SET PROBLEM:
Using the listing below, extract each line that has the word "page" in it.

STORED DATA:

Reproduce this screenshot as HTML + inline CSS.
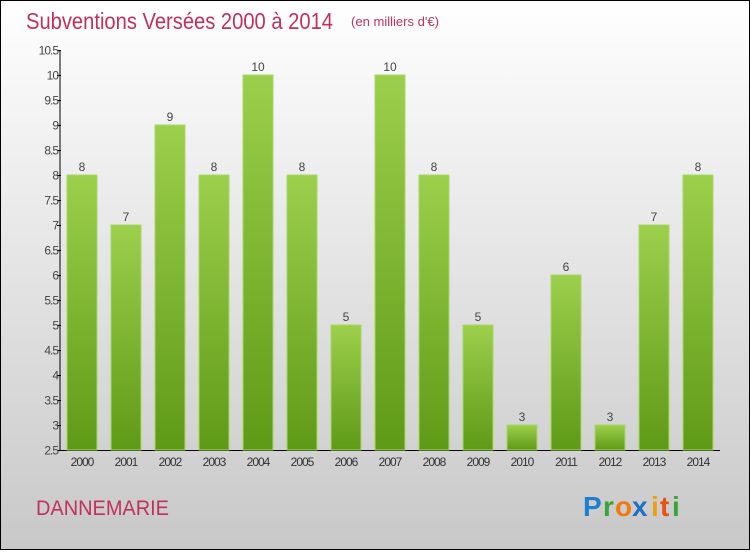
<!DOCTYPE html>
<html><head><meta charset="utf-8"><style>
html,body{margin:0;padding:0;}
body{width:750px;height:550px;overflow:hidden;font-family:"Liberation Sans",sans-serif;}
</style></head><body>
<svg id="chart" width="750" height="550" xmlns="http://www.w3.org/2000/svg">
<defs>
<linearGradient id="bg" x1="0" y1="0" x2="0" y2="1"><stop offset="0" stop-color="#ffffff"/><stop offset="1" stop-color="#c8c8c8"/></linearGradient>
<linearGradient id="bar" x1="0" y1="0" x2="0" y2="1"><stop offset="0" stop-color="#9ccf4c"/><stop offset="1" stop-color="#5f9a16"/></linearGradient>
</defs>
<rect x="0.5" y="0.5" width="749" height="549" fill="url(#bg)" stroke="#000" stroke-width="1"/>
<text x="26" y="29" font-size="23" fill="#c0315e" font-family="Liberation Sans,sans-serif" textLength="307" lengthAdjust="spacingAndGlyphs">Subventions Versées 2000 à 2014</text>
<text x="351" y="26" font-size="13" fill="#c0315e" textLength="88" lengthAdjust="spacingAndGlyphs">(en milliers d'€)</text>
<g id="axes"></g>
<g id="bars"></g>
<text x="36" y="515" font-size="21" fill="#c0315e" textLength="133" lengthAdjust="spacingAndGlyphs">DANNEMARIE</text>
<g font-size="28" font-weight="bold" font-family="Liberation Sans,sans-serif">
<text x="583" y="516" fill="#1e7fd0">P</text><text x="603" y="516" fill="#3aa33a">r</text><text x="615" y="516" fill="#f07a10">o</text><text x="632" y="516" fill="#1e6fc8">x</text><text x="651" y="516" fill="#e8a010">i</text><text x="660" y="516" fill="#e85010">t</text><text x="672" y="516" fill="#3aa33a">i</text>
</g>
</svg>
<script>
const categories=["2000","2001","2002","2003","2004","2005","2006","2007","2008","2009","2010","2011","2012","2013","2014"];
const values=[8,7,9,8,10,8,5,10,8,5,3,6,3,7,8];
const yTicks=["2.5","3","3.5","4","4.5","5","5.5","6","6.5","7","7.5","8","8.5","9","9.5","10","10.5"];
const NS="http://www.w3.org/2000/svg";
const yMin=2.5,yMax=10.5,plotTop=50,plotBottom=450;
function y(v){return plotBottom-(v-yMin)/(yMax-yMin)*(plotBottom-plotTop);}
function x(i){return 82+i*44;}
function mk(tag,attrs,parent){const e=document.createElementNS(NS,tag);for(const k in attrs)e.setAttribute(k,attrs[k]);parent.appendChild(e);return e;}
const ax=document.getElementById('axes'),bg=document.getElementById('bars');
let l=mk('line',{x1:60,y1:plotTop,x2:60,y2:plotBottom,stroke:'#000','stroke-width':1},ax);


l=mk('line',{x1:60,y1:plotBottom+0.5,x2:720,y2:plotBottom+0.5,stroke:'#000','stroke-width':1},ax);


yTicks.forEach(t=>{const v=parseFloat(t),yy=Math.round(y(v))+0.5;
 const tk=mk('line',{x1:57,y1:yy,x2:61,y2:yy,stroke:'#000'},ax);
 
 
 const tx=mk('text',{x:58,y:yy+4,'font-size':12,fill:'#444','text-anchor':'end','letter-spacing':'-1'},ax);tx.textContent=t;
 
 
});
categories.forEach((c,i)=>{const v=values[i],cx=x(i);
 const r=mk('rect',{x:cx-15,y:y(v),width:30,height:plotBottom-y(v),fill:'url(#bar)',stroke:'#a8d868','stroke-width':1},bg);
 
 
 const vl=mk('text',{x:cx,y:y(v)-4,'font-size':12,fill:'#444','text-anchor':'middle'},bg);vl.textContent=String(v);
 
 
 const xl=mk('text',{x:cx,y:466,'font-size':12,fill:'#333','text-anchor':'middle','letter-spacing':'-1'},bg);xl.textContent=c;
 
 
});
</script>
</body></html>
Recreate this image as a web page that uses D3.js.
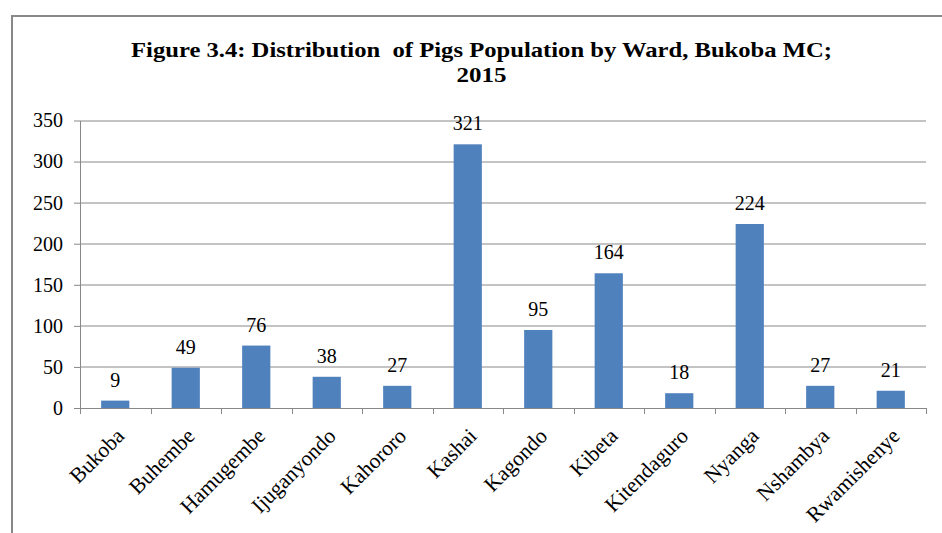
<!DOCTYPE html>
<html>
<head>
<meta charset="utf-8">
<script src="https://cdn.jsdelivr.net/npm/d3@7"></script>
<style>
  html, body { margin: 0; padding: 0; background: #fff; }
  svg { display: block; }
  text { font-family: "Liberation Serif", "Times New Roman", Tinos, "DejaVu Serif", serif; }
</style>
</head>
<body>
<svg id="chart" width="942" height="533"></svg>
<script>
const categories = ["Bukoba","Buhembe","Hamugembe","Ijuganyondo","Kahororo","Kashai","Kagondo","Kibeta","Kitendaguro","Nyanga","Nshambya","Rwamishenye"];
const values = [9,49,76,38,27,321,95,164,18,224,27,21];
const yTicks = [0,50,100,150,200,250,300,350];
const titleLines = ["Figure 3.4: Distribution  of Pigs Population by Ward, Bukoba MC;", "2015"];

const svg = d3.select("#chart");
const W = 942, H = 533;
const m = {left: 80, right: 16, top: 120.5, bottom: 125};
const plotW = W - m.left - m.right;
const plotH = H - m.top - m.bottom;

svg.append("rect").attr("width", W).attr("height", H).attr("fill", "#fff");

svg.append("path")
  .attr("d", `M12,${H} L12,16 L${W},16`)
  .attr("fill", "none").attr("stroke", "#888").attr("stroke-width", 2);

const titleLen = [701, 50];
svg.append("g").selectAll("text").data(titleLines).join("text")
  .attr("x", 481.5).attr("y", (d, i) => i === 0 ? 57 : 82)
  .attr("text-anchor", "middle")
  .attr("font-weight", "bold").attr("font-size", 22)
  .attr("fill", "#000")
  .attr("textLength", (d, i) => titleLen[i])
  .attr("lengthAdjust", "spacingAndGlyphs")
  .style("white-space", "pre")
  .text(d => d);

const x = d3.scaleBand().domain(categories).range([0, plotW]).paddingInner(0.6).paddingOuter(0.3);
const y = d3.scaleLinear().domain([0, 350]).range([plotH, 0]);

const g = svg.append("g").attr("transform", `translate(${m.left},${m.top})`);

g.append("g").selectAll("line").data(yTicks.filter(t => t > 0)).join("line")
  .attr("x1", 0).attr("x2", plotW)
  .attr("y1", d => Math.round(y(d)) + 0.5).attr("y2", d => Math.round(y(d)) + 0.5)
  .attr("stroke", "#888").attr("stroke-width", 1);

g.append("g").selectAll("rect").data(values).join("rect")
  .attr("x", (d, i) => x(categories[i]))
  .attr("width", x.bandwidth())
  .attr("y", d => y(d))
  .attr("height", d => plotH - y(d))
  .attr("fill", "#4F81BD");

g.append("g").selectAll("text").data(values).join("text")
  .attr("x", (d, i) => x(categories[i]) + x.bandwidth() / 2)
  .attr("y", d => y(d) - 14)
  .attr("text-anchor", "middle")
  .attr("font-size", 20).attr("fill", "#000")
  .text(d => d);

const yAxis = g.append("g").call(d3.axisLeft(y).tickValues(yTicks).tickSize(6).tickPadding(11).tickSizeOuter(0));
yAxis.attr("font-family", null);
yAxis.select(".domain").attr("stroke", "#888");
yAxis.selectAll(".tick line").attr("stroke", "#888");
yAxis.selectAll(".tick text").attr("font-size", 20).attr("fill", "#000");

const xAxisG = g.append("g").attr("transform", `translate(0,${plotH})`);
xAxisG.append("line").attr("x1", 0).attr("x2", plotW).attr("y1", 0.5).attr("y2", 0.5).attr("stroke", "#888");
const edges = d3.range(categories.length + 1).map(i => i * x.step());
xAxisG.selectAll("line.tk").data(edges).join("line").attr("class", "tk")
  .attr("x1", d => Math.round(d) + 0.5).attr("x2", d => Math.round(d) + 0.5)
  .attr("y1", 0).attr("y2", 6).attr("stroke", "#888");

xAxisG.selectAll("text").data(categories).join("text")
  .attr("transform", d => `translate(${x(d) + x.bandwidth() / 2 + 5},24) rotate(-45)`)
  .attr("dy", "0.35em")
  .attr("text-anchor", "end")
  .attr("font-size", 21.5).attr("fill", "#000")
  .text(d => d);
</script>
</body>
</html>
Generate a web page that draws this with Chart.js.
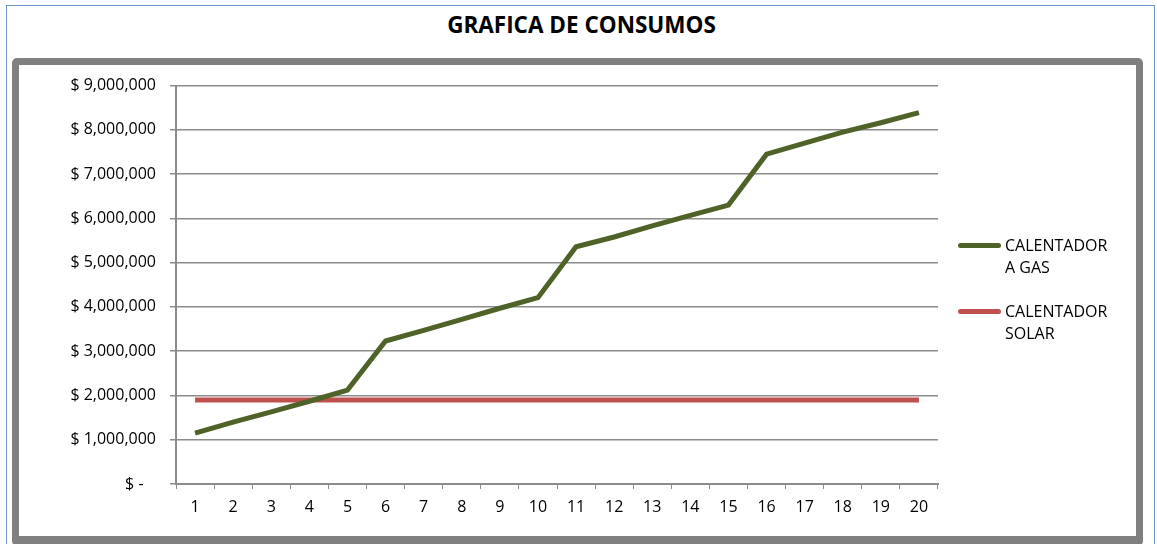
<!DOCTYPE html>
<html lang="es">
    <head>
        <meta charset="UTF-8">
        <title>Grafica de consumos</title>
        <script src="https://cdn.jsdelivr.net/npm/chart.js@4.4.1/dist/chart.umd.min.js"></script>
        <style>
            body {
                margin: 0;
                background: #ffffff;
                font-family: "Open Sans", sans-serif;
                overflow: hidden;
            }
            .marco {
                position: absolute;
                left: 6px;
                top: 5px;
                width: 1147px;
                height: 545px;
                border: 1.5px solid #6f96c8;
                border-bottom: none;
            }
            .titulo {
                position: absolute;
                left: 0;
                top: 9px;
                width: 1163px;
                text-align: center;
                font-weight: bold;
                font-size: 22.5px;
                color: #000;
            }
            .caja {
                position: absolute;
                left: 12px;
                top: 58px;
                width: 1117px;
                height: 471px;
                border: 7px solid #808080;
                border-bottom-width: 10px;
                border-radius: 5px;
                background: #fff;
            }
            canvas {
                position: absolute;
                left: 0;
                top: -3px;
            }
            .leyenda {
                position: absolute;
                left: 939px;
                top: 169px;
                font-size: 16px;
                line-height: 22px;
                color: #000;
            }
            .item {
                position: relative;
                padding-left: 47px;
                margin-bottom: 22px;
            }
            .muestra {
                position: absolute;
                left: 0;
                top: 9px;
                width: 43px;
                height: 5px;
                border-radius: 3px;
            }
        </style>
    </head>
    <body>
        <div class="marco"></div>
        <div class="titulo">GRAFICA DE CONSUMOS</div>
        <div class="caja">
            <canvas id="graficaConsumos" width="1117" height="474"></canvas>
            <div class="leyenda" id="leyenda"></div>
        </div>
        <script>
            // datos
            const periodos = ["1", "2", "3", "4", "5", "6", "7", "8", "9", "10",
                              "11", "12", "13", "14", "15", "16", "17", "18", "19", "20"];
            const calentadorGas = [1150000, 1400000, 1630000, 1870000, 2120000,
                                   3230000, 3470000, 3720000, 3970000, 4210000,
                                   5360000, 5580000, 5830000, 6070000, 6300000,
                                   7450000, 7700000, 7950000, 8160000, 8390000];
            const calentadorSolar = [1900000, 1900000, 1900000, 1900000, 1900000,
                                     1900000, 1900000, 1900000, 1900000, 1900000,
                                     1900000, 1900000, 1900000, 1900000, 1900000,
                                     1900000, 1900000, 1900000, 1900000, 1900000];
            const etiquetasSeries = [["CALENTADOR", "A GAS"], ["CALENTADOR", "SOLAR"]];

            const verde = "#4f6228";
            const rojo = "#c0504d";
            const gris = "#8c8c8c";

            function formatoPesos(v) {
                if (v === 0) return "$ -   ";
                return "$ " + v.toLocaleString("en-US");
            }

            var ctx = document.getElementById("graficaConsumos").getContext("2d");
            const config = {
                type: "line",
                data: {
                    labels: periodos,
                    datasets: [
                        {
                            label: etiquetasSeries[0].join(" "),
                            data: calentadorGas,
                            borderColor: verde,
                            borderWidth: 5,
                            pointRadius: 0,
                            fill: false,
                            tension: 0
                        },
                        {
                            label: etiquetasSeries[1].join(" "),
                            data: calentadorSolar,
                            borderColor: rojo,
                            borderWidth: 5,
                            pointRadius: 0,
                            fill: false,
                            tension: 0
                        }
                    ]
                },
                options: {
                    responsive: false,
                    animation: false,
                    layout: {
                        padding: { top: 17, right: 198, left: 0, bottom: 0 }
                    },
                    plugins: {
                        legend: { display: false },
                        tooltip: { enabled: false }
                    },
                    scales: {
                        x: {
                            offset: true,
                            grid: {
                                offset: true,
                                drawOnChartArea: false,
                                drawTicks: true,
                                tickLength: 5,
                                color: gris
                            },
                            border: { color: gris, width: 2 },
                            ticks: {
                                color: "#000",
                                padding: 9,
                                font: { family: "Open Sans", size: 16 }
                            },
                            afterFit: function (scale) { scale.height = 52; }
                        },
                        y: {
                            min: 0,
                            max: 9000000,
                            grid: {
                                color: gris,
                                lineWidth: 1.5,
                                tickLength: 6
                            },
                            border: { color: gris, width: 2 },
                            ticks: {
                                stepSize: 1000000,
                                color: "#000",
                                padding: 14,
                                font: { family: "Open Sans", size: 16 },
                                callback: function (v) { return formatoPesos(v); }
                            },
                            afterFit: function (scale) { scale.width = 157; }
                        }
                    }
                }
            };
            const grafica = new Chart(ctx, config);

            // leyenda con etiquetas en dos lineas
            const leyenda = document.getElementById("leyenda");
            grafica.data.datasets.forEach(function (ds, i) {
                const item = document.createElement("div");
                item.className = "item";
                item.innerHTML = '<span class="muestra" style="background:' + ds.borderColor + '"></span>' +
                    etiquetasSeries[i].join("<br>");
                leyenda.appendChild(item);
            });
        </script>
    </body>
</html>
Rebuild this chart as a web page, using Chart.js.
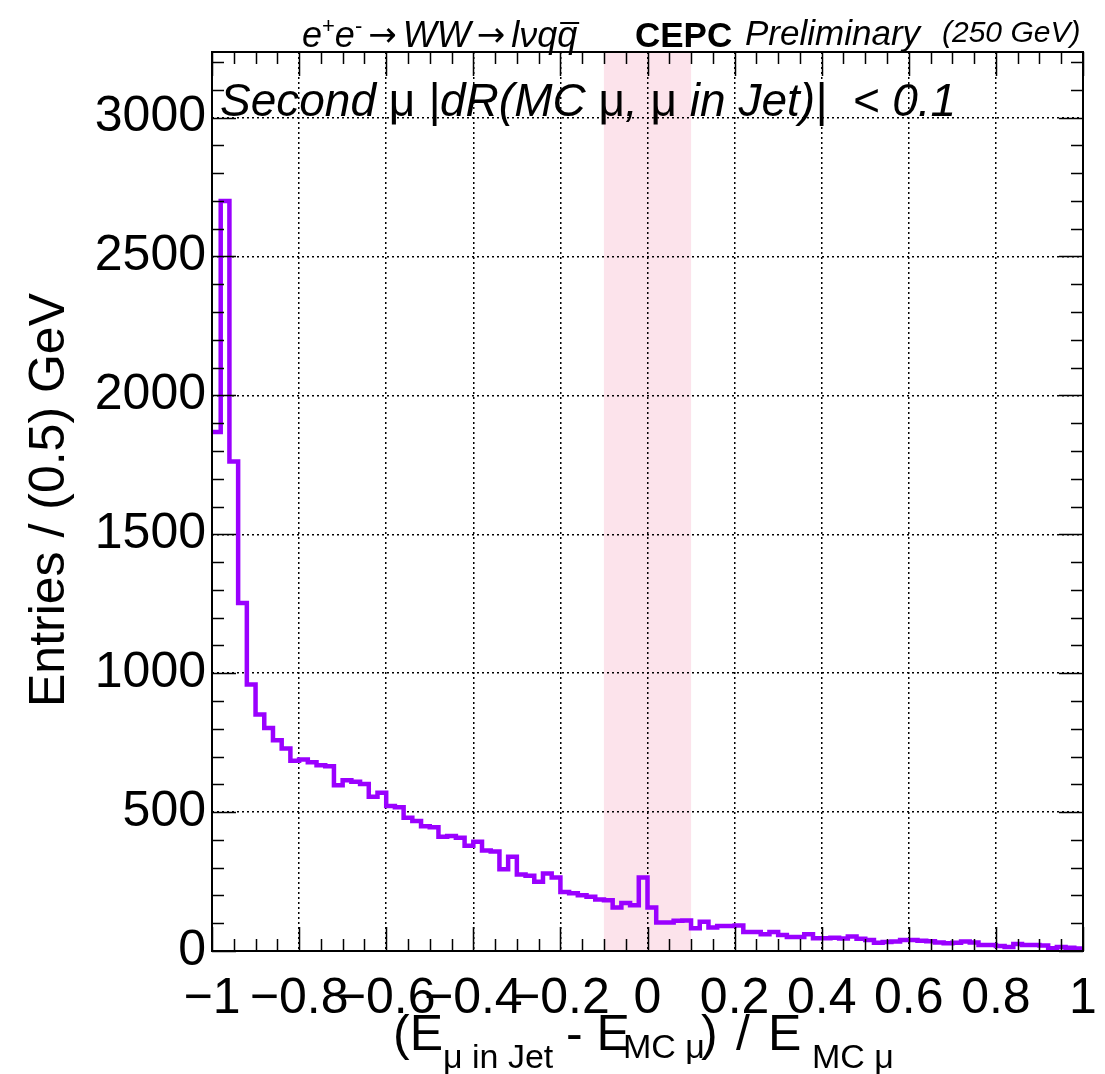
<!DOCTYPE html>
<html>
<head>
<meta charset="utf-8">
<script src="https://cdn.jsdelivr.net/npm/chart.js@4.4.1/dist/chart.umd.min.js"></script>
<style>
  body { margin: 0; background: #fff; }
  #wrap { width: 1105px; height: 1074px; }
</style>
</head>
<body>
<div id="wrap"><canvas id="histo" width="1105" height="1074"></canvas></div>
<script>
// histogram: 100 bins of 0.02 from -1 to 1
const binLow = -1;
const binWidth = 0.02;
const entries = [
    1868, 2700, 1762, 1253, 959, 851, 803, 759, 729, 685,
    689, 679, 669, 665, 597, 615, 609, 601, 555, 570,
    522, 517, 480, 468, 449, 445, 411, 414, 408, 379,
    393, 362, 358, 294, 339, 275, 271, 249, 279, 265,
    212, 208, 201, 195, 185, 183, 157, 173, 165, 265,
    157, 103, 103, 109, 110, 82, 105, 85, 90, 90,
    92, 68, 68, 60, 68, 58, 50, 50, 60, 46,
    46, 48, 45, 52, 44, 40, 30, 32, 34, 40,
    40, 37, 35, 31, 28, 30, 34, 31, 22, 22,
    18, 14, 25, 22, 22, 20, 10, 14, 12, 9
];
const bandRange = [-0.1, 0.1];
const yMax = 3236;
const xTicks = [-1, -0.8, -0.6, -0.4, -0.2, 0, 0.2, 0.4, 0.6, 0.8, 1];
const yTicks = [0, 500, 1000, 1500, 2000, 2500, 3000];

const FONT = "'Liberation Sans', Arial, Helvetica, sans-serif";

// step points at the left edge of each bin, plus the closing edge
const points = entries.map((v, i) => ({ x: binLow + i * binWidth, y: v }));
points.push({ x: binLow + entries.length * binWidth, y: entries[entries.length - 1] });

function fmtX(v) {
    const r = Math.round(v * 10) / 10;
    if (r === 0) return "0";
    return (r < 0 ? "\u2212" : "") + Math.abs(r);
}

const rootStyle = {
    id: "rootStyle",
    beforeDraw(chart) {
        const { ctx, chartArea: a, scales: { x } } = chart;
        ctx.save();
        ctx.fillStyle = "rgba(250, 200, 215, 0.5)";
        const x0 = x.getPixelForValue(bandRange[0]);
        const x1 = x.getPixelForValue(bandRange[1]);
        ctx.fillRect(x0, a.top, x1 - x0, a.bottom - a.top);
        ctx.restore();
    },
    afterDraw(chart) {
        const { ctx, chartArea: a, scales: { x, y } } = chart;
        ctx.save();
        ctx.strokeStyle = "#000";
        ctx.lineWidth = 1.5;
        ctx.beginPath();
        // ticks inside the frame, both sides
        for (let v = 0; v <= yMax; v += 100) {
            const py = Math.round(y.getPixelForValue(v)) + 0.5;
            const len = v % 500 === 0 ? 24 : 12;
            ctx.moveTo(a.left, py); ctx.lineTo(a.left + len, py);
            ctx.moveTo(a.right, py); ctx.lineTo(a.right - len, py);
        }
        for (let k = 0; k <= 40; k++) {
            const v = -1 + k * 0.05;
            const px = Math.round(x.getPixelForValue(v)) + 0.5;
            const len = k % 4 === 0 ? 24 : 12;
            ctx.moveTo(px, a.bottom); ctx.lineTo(px, a.bottom - len);
            ctx.moveTo(px, a.top); ctx.lineTo(px, a.top + len);
        }
        ctx.stroke();
        ctx.lineWidth = 2;
        ctx.strokeRect(a.left, a.top, a.right - a.left, a.bottom - a.top);

        ctx.fillStyle = "#000";
        ctx.textBaseline = "alphabetic";

        // header line
        let cx = 302;
        const put = (t, font, dy, gap) => {
            ctx.font = font;
            cx += gap || 0;
            ctx.fillText(t, cx, 47 + (dy || 0));
            cx += ctx.measureText(t).width + (gap || 0);
        };
        const it = "italic 36px " + FONT;
        const arrow = "34px 'DejaVu Sans', " + FONT;
        put("e", it);
        put("+", "22px " + FONT, -14);
        put("e", it);
        put("-", "22px " + FONT, -14);
        put("\u2192", arrow, -1, 6);
        put("WW", it);
        put("\u2192", arrow, -1, 6);
        put("l\u03BDq", it);
        const qx = cx;
        put("q", it);
        ctx.lineWidth = 2;
        ctx.beginPath();
        ctx.moveTo(qx + 3, 23); ctx.lineTo(cx + 2, 23);
        ctx.stroke();

        ctx.font = "bold 35px " + FONT;
        ctx.fillText("CEPC", 635, 47);
        ctx.font = "italic 35px " + FONT;
        ctx.fillText("Preliminary", 745, 45);
        ctx.font = "italic 30px " + FONT;
        ctx.fillText("(250 GeV)", 942, 42);

        // selection text inside the frame
        cx = 220;
        const put2 = (t, italic) => {
            ctx.font = (italic ? "italic " : "") + "46px " + FONT;
            ctx.fillText(t, cx, 116);
            cx += ctx.measureText(t).width;
        };
        put2("Second ", true);
        put2("\u03BC", false);
        put2(" |dR(MC ", true);
        put2("\u03BC", false);
        put2(", ", true);
        put2("\u03BC", false);
        put2(" in Jet)|  < 0.1", true);

        // x title with subscripts
        const put3 = (t, size, px, base) => {
            ctx.font = size + "px " + FONT;
            ctx.fillText(t, px, base);
        };
        put3("(E", 50, 393, 1050);
        put3("\u03BC in Jet", 34, 443, 1068);
        put3("- E", 50, 566, 1050);
        put3("MC \u03BC", 34, 623, 1058);
        put3(")", 50, 701, 1050);
        put3("/", 50, 736, 1050);
        put3("E", 50, 768, 1050);
        put3("MC \u03BC", 34, 812, 1068);

        // y title
        ctx.translate(64, 500);
        ctx.rotate(-Math.PI / 2);
        ctx.textAlign = "center";
        ctx.font = "50px " + FONT;
        ctx.fillText("Entries / (0.5) GeV", 0, 0);
        ctx.restore();
    }
};

new Chart(document.getElementById("histo"), {
    type: "line",
    data: {
        datasets: [{
            data: points,
            stepped: true,
            borderColor: "#9a00ff",
            borderWidth: 4.5,
            pointRadius: 0,
            fill: false,
            clip: 4
        }]
    },
    options: {
        responsive: false,
        animation: false,
        devicePixelRatio: 1,
        layout: { padding: { left: 0, top: 52, right: 22, bottom: 0 } },
        plugins: { legend: { display: false }, tooltip: { enabled: false } },
        scales: {
            x: {
                type: "linear",
                min: -1,
                max: 1,
                afterFit(s) {
                    s.height = 123;
                    s.paddingLeft = 0;
                    s.paddingRight = 0;
                },
                afterBuildTicks(s) { s.ticks = xTicks.map(v => ({ value: v })); },
                border: { display: false, dash: [2, 3] },
                grid: { color: "#000", lineWidth: 1.5, drawTicks: false },
                ticks: {
                    autoSkip: false,
                    maxRotation: 0,
                    minRotation: 0,
                    padding: 18,
                    color: "#000",
                    font: { family: FONT, size: 50 },
                    callback: fmtX
                }
            },
            y: {
                min: 0,
                max: yMax,
                afterFit(s) {
                    s.width = 212;
                    s.paddingTop = 0;
                    s.paddingBottom = 0;
                },
                afterBuildTicks(s) { s.ticks = yTicks.map(v => ({ value: v })); },
                border: { display: false, dash: [2, 3] },
                grid: { color: "#000", lineWidth: 1.5, drawTicks: false },
                ticks: {
                    autoSkip: false,
                    padding: 6,
                    color: "#000",
                    font: { family: FONT, size: 50 },
                    callback: v => String(v)
                }
            }
        }
    },
    plugins: [rootStyle]
});
</script>
</body>
</html>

THE ANSWER:
Recreate this image as a web page that uses D3.js.
Generate a web page that draws this with Chart.js.
Rebuild this chart as a web page, using Chart.js.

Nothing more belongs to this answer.